Host nation Australia will be represented by competitors from two of its smallest bowling communities. Darwin’s Colleen Orr creates history in the women’s event – being the first Northern Territorian to challenge for a world title – while Lee Schraner from Tasmania will start as one of the warm favourites in the men’s competition.
The recently announced sections for this year’s championships are:
Men: Section 1: Ralph Goodlife (Argentina), Jerome Kirby (Canada), Surend Prasad (Fiji), Todd Priaulx (Guernsey), Tony Cheung (Hong Kong China), Mark Wilson (Ireland), Clive McGreal (Isle of Man), Noam Yehudai (Israel), Hank Satoh (Japan), Will Esterhuizen (Namibia), Shannon McIlroy (New Zealand), Wattana Kadkhunthod (Thailand), Ozkan Akar (Turkey), Kevin Riddiford (Zambia).

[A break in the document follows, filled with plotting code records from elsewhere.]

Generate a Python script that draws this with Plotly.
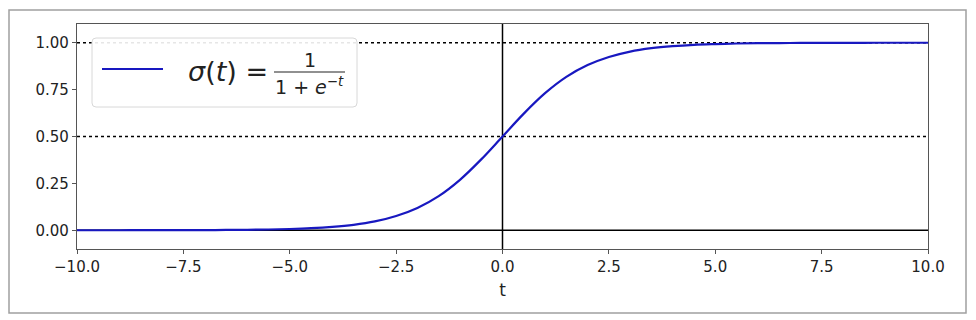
import plotly.graph_objects as go

# Values
t_vals = [-10.0, -9.5, -9.0, -8.5, -8.0, -7.5, -7.0, -6.5, -6.0, -5.5, -5.0, -4.5,
          -4.0, -3.5, -3.0, -2.5, -2.0, -1.5, -1.0, -0.5, 0.0, 0.5, 1.0, 1.5, 2.0,
          2.5, 3.0, 3.5, 4.0, 4.5, 5.0, 5.5, 6.0, 6.5, 7.0, 7.5, 8.0, 8.5, 9.0, 9.5, 10.0]
sig_vals = [0.0000, 0.0001, 0.0001, 0.0002, 0.0003, 0.0006, 0.0009, 0.0015, 0.0025, 0.0041,
            0.0067, 0.011, 0.018, 0.029, 0.047, 0.076, 0.119, 0.182, 0.269, 0.378, 0.500,
            0.622, 0.731, 0.818, 0.881, 0.924, 0.953, 0.971, 0.982, 0.989, 0.993, 0.996,
            0.998, 0.9985, 0.9991, 0.9994, 0.9997, 0.9998, 0.9999, 0.9999, 1.0000]
x_ticks = [-10.0, -7.5, -5.0, -2.5, 0.0, 2.5, 5.0, 7.5, 10.0]
y_ticks = [0.0, 0.25, 0.5, 0.75, 1.0]
x_range = [-10, 10]
y_range = [-0.1, 1.1]
dotted_levels = [1.0, 0.5]

FONT = "DejaVu Sans"
fig = go.Figure()

# dotted reference lines
for lv in dotted_levels:
    fig.add_trace(go.Scatter(x=x_range, y=[lv, lv], mode="lines",
                             line=dict(color="black", width=1.3, dash="dot"),
                             showlegend=False, hoverinfo="skip"))
# axes lines
fig.add_trace(go.Scatter(x=x_range, y=[0, 0], mode="lines",
                         line=dict(color="black", width=1.5), showlegend=False, hoverinfo="skip"))
fig.add_trace(go.Scatter(x=[0, 0], y=y_range, mode="lines",
                         line=dict(color="black", width=1.5), showlegend=False, hoverinfo="skip"))
# sigmoid
fig.add_trace(go.Scatter(x=t_vals, y=sig_vals, mode="lines", line_shape="spline",
                         line=dict(color="#1818c0", width=2.2), showlegend=False))

L, R, T, B = 77, 928, 24, 249
W, H = R - L, B - T


def px(x):
    return (x - L) / W


def py(y):
    return (B - y) / H


# outer image border
fig.add_shape(type="rect", xref="paper", yref="paper",
              x0=px(9), x1=px(966), y0=py(313), y1=py(10),
              line=dict(color="#a0a0a0", width=1.5), layer="above")

# legend box (rounded)
x0, x1, y0, y1 = px(92), px(357), py(107), py(38)
rx, ry = 4 / W, 4 / H
path = (f"M {x0+rx},{y1} L {x1-rx},{y1} Q {x1},{y1} {x1},{y1-ry} "
        f"L {x1},{y0+ry} Q {x1},{y0} {x1-rx},{y0} L {x0+rx},{y0} "
        f"Q {x0},{y0} {x0},{y0+ry} L {x0},{y1-ry} Q {x0},{y1} {x0+rx},{y1} Z")
fig.add_shape(type="path", xref="paper", yref="paper", path=path,
              fillcolor="rgba(255,255,255,0.9)", line=dict(color="#d8d8d8", width=1),
              layer="above")
# legend sample line
fig.add_shape(type="line", xref="paper", yref="paper",
              x0=px(102), x1=px(163), y0=py(69), y1=py(69),
              line=dict(color="#1818c0", width=2.2), layer="above")
# fraction bar
fig.add_shape(type="line", xref="paper", yref="paper",
              x0=px(274), x1=px(345), y0=py(72), y1=py(72),
              line=dict(color="#222", width=1.2), layer="above")

fig.add_annotation(xref="paper", yref="paper", x=px(186), y=py(71),
                   xanchor="left", yanchor="middle", showarrow=False,
                   text="<i>σ</i>(<i>t</i>) =", font=dict(family=FONT, size=27, color="#222"))
fig.add_annotation(xref="paper", yref="paper", x=px(310), y=py(60),
                   xanchor="center", yanchor="middle", showarrow=False,
                   text="1", font=dict(family=FONT, size=19, color="#222"))
fig.add_annotation(xref="paper", yref="paper", x=px(309), y=py(86),
                   xanchor="center", yanchor="middle", showarrow=False,
                   text="1 + <i>e</i><sup>−<i>t</i></sup>",
                   font=dict(family=FONT, size=19, color="#222"))

fig.update_xaxes(range=x_range, tickvals=x_ticks, tickformat=".1f",
                 showgrid=False, zeroline=False, showline=True, mirror=True,
                 linecolor="#555", linewidth=1.2, ticks="outside", ticklen=4,
                 tickcolor="#555", tickfont=dict(family=FONT, size=15, color="#222"),
                 title=dict(text="t", font=dict(family=FONT, size=17, color="#222"), standoff=9))
fig.update_yaxes(range=y_range, tickvals=y_ticks, tickformat=".2f",
                 showgrid=False, zeroline=False, showline=True, mirror=True,
                 linecolor="#555", linewidth=1.2, ticks="outside", ticklen=4,
                 tickcolor="#555", tickfont=dict(family=FONT, size=15, color="#222"))

fig.update_layout(width=976, height=320, margin=dict(l=L, r=976 - R, t=T, b=320 - B),
                  paper_bgcolor="white", plot_bgcolor="white", showlegend=False)

fig.write_html("out.html")
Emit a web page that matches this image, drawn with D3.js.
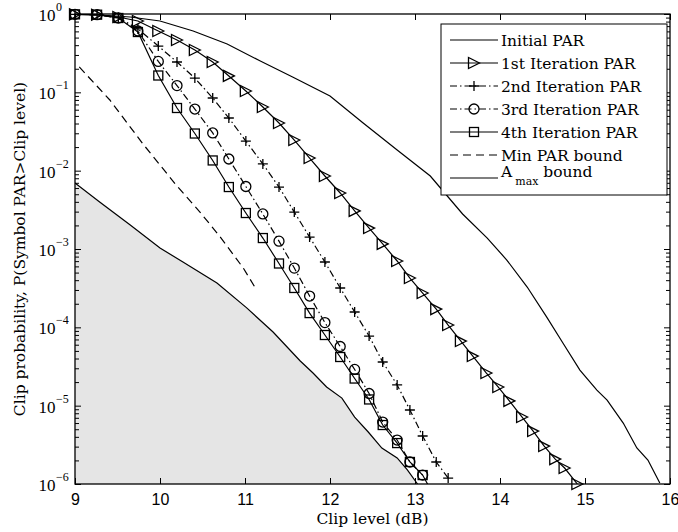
<!DOCTYPE html>
<html>
<head>
<meta charset="utf-8">
<script src="https://cdn.jsdelivr.net/npm/d3@7"></script>
<style>
  body { margin: 0; background: #fff; }
  svg { display: block; font-family: "Liberation Serif", "Times New Roman", serif; }
  .label { font-family: "DejaVu Serif", serif; }
</style>
</head>
<body>
<div id="chart"></div>
<script>
// clip levels (dB) where the iteration curves have markers
const clipLevels = [9.00, 9.26, 9.51, 9.74, 9.98, 10.20, 10.41, 10.62, 10.81, 11.01, 11.21, 11.40,
    11.58, 11.76, 11.94, 12.12, 12.29, 12.46, 12.62, 12.79, 12.94, 13.09, 13.25, 13.39, 13.54,
    13.68, 13.84, 13.98, 14.11, 14.26, 14.39, 14.52, 14.65, 14.76, 14.91];

// clip probabilities per iteration (same clip levels, truncated at 1e-6)
const iter1 = [0.99, 0.98, 0.916, 0.814, 0.607, 0.466, 0.347, 0.244, 0.162, 0.104, 0.065, 0.0406,
    0.0246, 0.0145, 0.00855, 0.00519, 0.00306, 0.00185, 0.00116, 7.03e-4, 4.26e-4, 2.74e-4,
    1.71e-4, 1.07e-4, 6.68e-5, 4.30e-5, 2.61e-5, 1.73e-5, 1.15e-5, 7.16e-6, 4.74e-6, 3.05e-6,
    2.08e-6, 1.60e-6, 1.0e-6];
const iter2 = [0.99, 0.98, 0.90, 0.644, 0.390, 0.244, 0.152, 0.0847, 0.0470, 0.0239, 0.0122,
    0.00618, 0.00296, 0.00142, 6.82e-4, 3.18e-4, 1.57e-4, 7.74e-5, 3.61e-5, 1.84e-5, 8.81e-6,
    4.10e-6, 1.91e-6, 1.19e-6];
const iter3 = [0.99, 0.98, 0.889, 0.607, 0.248, 0.122, 0.0612, 0.0303, 0.0141, 0.00628, 0.00280,
    0.00126, 5.71e-4, 2.51e-4, 1.15e-4, 5.69e-5, 2.90e-5, 1.43e-5, 6.18e-6, 3.64e-6, 1.91e-6, 1.30e-6];
const iter4 = [0.99, 0.98, 0.889, 0.589, 0.164, 0.0631, 0.0298, 0.0135, 0.00618, 0.00288, 0.00138,
    6.53e-4, 3.18e-4, 1.52e-4, 7.98e-5, 4.18e-5, 2.22e-5, 1.20e-5, 5.66e-6, 3.33e-6, 1.91e-6,
    1.30e-6, 6.25e-7];

// initial PAR curve
const initialX = [9.0, 9.29, 9.65, 10.0, 10.39, 10.79, 11.18, 11.56, 12.0, 12.39, 12.79, 13.18,
    13.56, 13.85, 14.08, 14.32, 14.55, 14.74, 14.94, 15.14, 15.26, 15.45, 15.61, 15.74, 15.88];
const initialY = [0.99, 0.971, 0.916, 0.814, 0.607, 0.414, 0.251, 0.157, 0.0898, 0.0406, 0.0184,
    0.00855, 0.0028, 0.00138, 7.23e-4, 3.27e-4, 1.35e-4, 6.31e-5, 2.85e-5, 1.58e-5, 1.18e-5,
    6.0e-6, 2.88e-6, 2.02e-6, 1.03e-6];

// min PAR bound
const minBoundX = [9.05, 9.41, 9.80, 10.18, 10.47, 10.71, 10.98, 11.13];
const minBoundY = [0.211, 0.0798, 0.0219, 0.00676, 0.00296, 0.00142, 5.71e-4, 3.08e-4];

// A_max bound (edge of the grey region)
const amaxX = [9.0, 9.29, 9.65, 10.0, 10.27, 10.67, 11.02, 11.33, 11.65, 11.80, 11.96, 12.14,
    12.29, 12.45, 12.61, 12.79, 12.91, 13.03];
const amaxY = [6.96e-3, 3.98e-3, 2.02e-3, 1.03e-3, 6.82e-4, 3.68e-4, 1.77e-4, 8.71e-5, 3.72e-5,
    2.61e-5, 1.73e-5, 1.25e-5, 7.16e-6, 4.61e-6, 2.88e-6, 2.15e-6, 1.51e-6, 1.0e-6];

const xTicks = [9, 10, 11, 12, 13, 14, 15, 16];
const yExponents = [0, -1, -2, -3, -4, -5, -6];
const legendLabels = ["Initial PAR", "1st Iteration PAR", "2nd Iteration PAR",
    "3rd Iteration PAR", "4th Iteration PAR", "Min PAR bound", "A"];

let width = 678,
    height = 532;
let plotLeft = 75, plotRight = 670, plotTop = 14, plotBottom = 484;

let x = d3.scaleLinear().domain([9, 16]).range([plotLeft, plotRight]);
let y = d3.scaleLog().domain([1e-6, 1]).range([plotBottom, plotTop]);

let svg = d3.select('#chart')
            .append('svg')
            .attr('width', width)
            .attr('height', height);

svg.append("defs").append("clipPath")
    .attr("id", "plotclip")
    .append("rect")
    .attr("x", plotLeft).attr("y", plotTop)
    .attr("width", plotRight - plotLeft).attr("height", plotBottom - plotTop);

const plot = svg.append("g").attr("clip-path", "url(#plotclip)");

const zip = (xs, ys) => xs.slice(0, ys.length).map((v, i) => [v, ys[i]]);
const line = d3.line().x(d => x(d[0])).y(d => y(d[1]));

//grey region under the A_max bound
plot.append("path")
    .datum(zip(amaxX, amaxY))
    .attr("d", d3.area().x(d => x(d[0])).y0(plotBottom).y1(d => y(d[1])))
    .attr("fill", "#e5e5e5");

//marker shapes
const markers = {
    tri: (g, cx, cy) => g.append("path").attr("d",
        `M${cx + 5.5},${cy}L${cx - 5.5},${cy - 5.5}L${cx - 5.5},${cy + 5.5}Z`),
    plus: (g, cx, cy) => g.append("path").attr("d",
        `M${cx - 5},${cy}H${cx + 5}M${cx},${cy - 5}V${cy + 5}`),
    circle: (g, cx, cy) => g.append("circle").attr("cx", cx).attr("cy", cy).attr("r", 5),
    square: (g, cx, cy) => g.append("rect").attr("x", cx - 4.5).attr("y", cy - 4.5)
        .attr("width", 9).attr("height", 9)
};

const series = [
    {pts: zip(initialX, initialY), dash: null, marker: null},
    {pts: zip(clipLevels, iter1), dash: null, marker: "tri"},
    {pts: zip(clipLevels, iter2), dash: "7,3,1.5,3", marker: "plus"},
    {pts: zip(clipLevels, iter3), dash: "7,3,1.5,3", marker: "circle"},
    {pts: zip(clipLevels, iter4), dash: null, marker: "square"},
    {pts: zip(minBoundX, minBoundY), dash: "8,5", marker: null},
    {pts: zip(amaxX, amaxY), dash: null, marker: null}
];

//draws curves
series.forEach(s => {
    plot.append("path")
        .datum(s.pts)
        .attr("d", line)
        .attr("fill", "none")
        .attr("stroke", "#000")
        .attr("stroke-width", 1.2)
        .attr("stroke-dasharray", s.dash);
});

//draws markers (not clipped, like matlab)
const mg = svg.append("g")
    .attr("fill", "none")
    .attr("stroke", "#000")
    .attr("stroke-width", 1.3);
series.forEach(s => {
    if (!s.marker) return;
    s.pts.filter(d => d[1] >= 1e-6).forEach(d => markers[s.marker](mg, x(d[0]), y(d[1])));
});

//axes box
svg.append("rect")
    .attr("x", plotLeft).attr("y", plotTop)
    .attr("width", plotRight - plotLeft).attr("height", plotBottom - plotTop)
    .attr("fill", "none")
    .attr("stroke", "#000")
    .attr("stroke-width", 1.3);

const styleAxis = g => {
    g.select(".domain").remove();
    g.selectAll(".tick line").attr("stroke", "#000").attr("stroke-width", 1);
    g.selectAll("text").attr("font-size", 16).attr("font-family", null).attr("fill", "#000");
};

svg.append("g")
    .attr("transform", `translate(0,${plotBottom})`)
    .call(d3.axisBottom(x).tickValues(xTicks).tickSize(-6).tickPadding(10).tickFormat(d3.format("d")))
    .call(styleAxis);
svg.append("g")
    .attr("transform", `translate(0,${plotTop})`)
    .call(d3.axisTop(x).tickValues(xTicks).tickSize(-6).tickFormat(""))
    .call(styleAxis);

const majors = yExponents.map(e => Math.pow(10, e));
const minors = [];
yExponents.slice(1).forEach(e => {
    for (let k = 2; k <= 9; k++) minors.push(k * Math.pow(10, e));
});

[[d3.axisLeft, plotLeft], [d3.axisRight, plotRight]].forEach(([ax, pos]) => {
    svg.append("g")
        .attr("transform", `translate(${pos},0)`)
        .call(ax(y).tickValues(majors).tickSize(-6).tickFormat(""))
        .call(styleAxis);
    svg.append("g")
        .attr("transform", `translate(${pos},0)`)
        .call(ax(y).tickValues(minors).tickSize(-4).tickFormat(""))
        .call(styleAxis);
});

//y tick labels 10^k
const yl = svg.append("g").attr("fill", "#000");
yExponents.forEach(e => {
    let ty = y(Math.pow(10, e));
    yl.append("text")
        .attr("x", 55.5).attr("y", ty + 7)
        .attr("text-anchor", "end")
        .attr("font-size", 17)
        .text("10");
    yl.append("text")
        .attr("x", 56).attr("y", ty - 3)
        .attr("font-size", 12)
        .text(e === 0 ? "0" : "\u2212" + (-e));
});

//axis titles
svg.append("text")
    .attr("class", "label")
    .attr("x", (plotLeft + plotRight) / 2).attr("y", 524)
    .attr("text-anchor", "middle")
    .attr("font-size", 15.5)
    .text("Clip level (dB)");
svg.append("text")
    .attr("class", "label")
    .attr("transform", `translate(25,${(plotTop + plotBottom) / 2}) rotate(-90)`)
    .attr("text-anchor", "middle")
    .attr("font-size", 15.5)
    .text("Clip probability, P(Symbol PAR>Clip level)");

//legend
const lg = svg.append("g");
lg.append("rect")
    .attr("x", 441).attr("y", 24)
    .attr("width", 226).attr("height", 171)
    .attr("fill", "#fff")
    .attr("stroke", "#000")
    .attr("stroke-width", 1);

series.forEach((s, i) => {
    let ly = 40 + i * 23;
    lg.append("line")
        .attr("x1", 450).attr("x2", 498)
        .attr("y1", ly).attr("y2", ly)
        .attr("stroke", "#000")
        .attr("stroke-width", 1.2)
        .attr("stroke-dasharray", s.dash);
    if (s.marker) {
        let g = lg.append("g").attr("fill", "none").attr("stroke", "#000").attr("stroke-width", 1.3);
        markers[s.marker](g, 474, ly);
    }
    let t = lg.append("text")
        .attr("class", "label")
        .attr("x", 501).attr("y", i === 6 ? ly - 1 : ly + 5.5)
        .attr("font-size", 15.5)
        .text(legendLabels[i]);
    if (i === 6) {
        t.append("tspan").attr("font-size", 11).attr("dx", 3).attr("dy", 8).text("max");
        t.append("tspan").attr("dy", -8).text(" bound");
    }
});
</script>
</body>
</html>
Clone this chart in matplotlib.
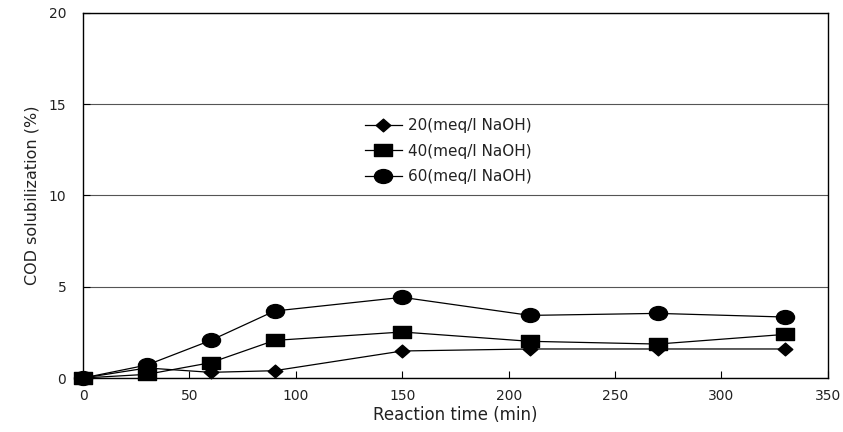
import matplotlib.pyplot as plt
from matplotlib.path import Path
from matplotlib.transforms import Affine2D

# reaction time (min) and COD solubilization (%) for each NaOH dose
time_min = [0, 30, 60, 90, 150, 210, 270, 330]
cod_20 = [0, 0.55, 0.31, 0.40, 1.48, 1.59, 1.59, 1.59]
cod_40 = [0, 0.20, 0.84, 2.06, 2.52, 2.01, 1.86, 2.39]
cod_60 = [0, 0.71, 2.06, 3.67, 4.42, 3.43, 3.54, 3.34]
labels = ['20(meq/l NaOH)', '40(meq/l NaOH)', '60(meq/l NaOH)']

# slightly widened marker shapes
ellipse = Path.unit_circle().transformed(Affine2D().scale(1.3, 1.0))
rect = Path([(-1.45, -1), (1.45, -1), (1.45, 1), (-1.45, 1), (-1.45, -1)],
            [Path.MOVETO, Path.LINETO, Path.LINETO, Path.LINETO, Path.CLOSEPOLY])
diamond = Path([(0, -1), (1.15, 0), (0, 1), (-1.15, 0), (0, -1)],
               [Path.MOVETO, Path.LINETO, Path.LINETO, Path.LINETO, Path.CLOSEPOLY])

plt.rcParams['font.family'] = 'DejaVu Sans'
txt_color = '#222222'

fig = plt.figure(figsize=(8.43, 4.32), dpi=100)
ax = fig.add_axes([0.0985, 0.125, 0.8835, 0.845])

markers = [diamond, rect, ellipse]
sizes = [10.5, 13.5, 13]
for vals, mk, ms, lab in zip([cod_20, cod_40, cod_60], markers, sizes, labels):
    ax.plot(time_min, vals, color='black', linewidth=0.9, marker=mk,
            markersize=ms, markerfacecolor='black', markeredgecolor='black',
            label=lab, clip_on=False)

ax.set_xlim(0, 350)
ax.set_ylim(0, 20)
ax.set_xticks(range(0, 351, 50))
ax.set_yticks(range(0, 21, 5))
ax.yaxis.grid(True, color='#555555', linewidth=0.8)
ax.set_axisbelow(True)
ax.tick_params(axis='x', direction='in', length=5, labelsize=10, pad=8,
               labelcolor=txt_color)
ax.tick_params(axis='y', direction='in', length=5, labelsize=10, pad=12,
               labelcolor=txt_color)
for sp in ax.spines.values():
    sp.set_linewidth(1.0)

ax.set_xlabel('Reaction time (min)', fontsize=12, labelpad=2, color=txt_color)
ax.set_ylabel('COD solubilization (%)', fontsize=11.5, labelpad=7, color=txt_color)

leg = ax.legend(loc='upper left', bbox_to_anchor=(0.36, 0.75), frameon=False,
                fontsize=11, handlelength=2.4, labelspacing=0.7, handletextpad=0.4)
for t in leg.get_texts():
    t.set_color(txt_color)

fig.savefig('out.png', dpi=100)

Men: Section 2: Aaron Chilundo (Zimbabwe), Teddy Evans (Norfolk Island), Charlie Herbert (USA), Roger Jones (Wales), Su Hong Lam (Macao China), Joseph Nthobelang (Botswana), Zoltan Pavelka (Hungary), Zulhilmie Redzuan (Malaysia), Martyn Rice (Scotland), Wayne Rittmuller (Sth Africa), Brian Robertson (Spain), Avala Savanlinaea (Samoa), Lee Schraner (Australia), Thomas Schneiter (Switzerland).
Women: Section 1: Alicia Olaverria (Argentina), Colleen Orr (Australia), Deliwe Kitsiso (Botswana), Mary Wright (Canada), Kirsty Richards (England), Shirley Ko (Hong Kong China), Jean Holmes (Jersey), Jo Edwards MNZM (New Zealand), Dee Hoggan (Scotland), Tammy Tham (Singapore), Leone Du Rand (South Africa), Rahsan Akar (Turkey), Ursula Gripper (Zimbabwe).
Women: Section 2: Carmen Anderson OAM (Norfolk Island), Hazel Bagshaw (Cyprus), Sue Bryant (Thailand), Hilda Fong (Macao China), Ruthy Gilor (Israel), Nurul Alyani Jamil (Malaysia), Caroline Lehmann (Switzerland), Anne Nunes (USA), Janice Pilling (Isle of Man), Litia Tikoisuva (Fiji), Marietjie van den Bergh (Namibia), Judith Wason (Wales), Alicia Weir (Ireland).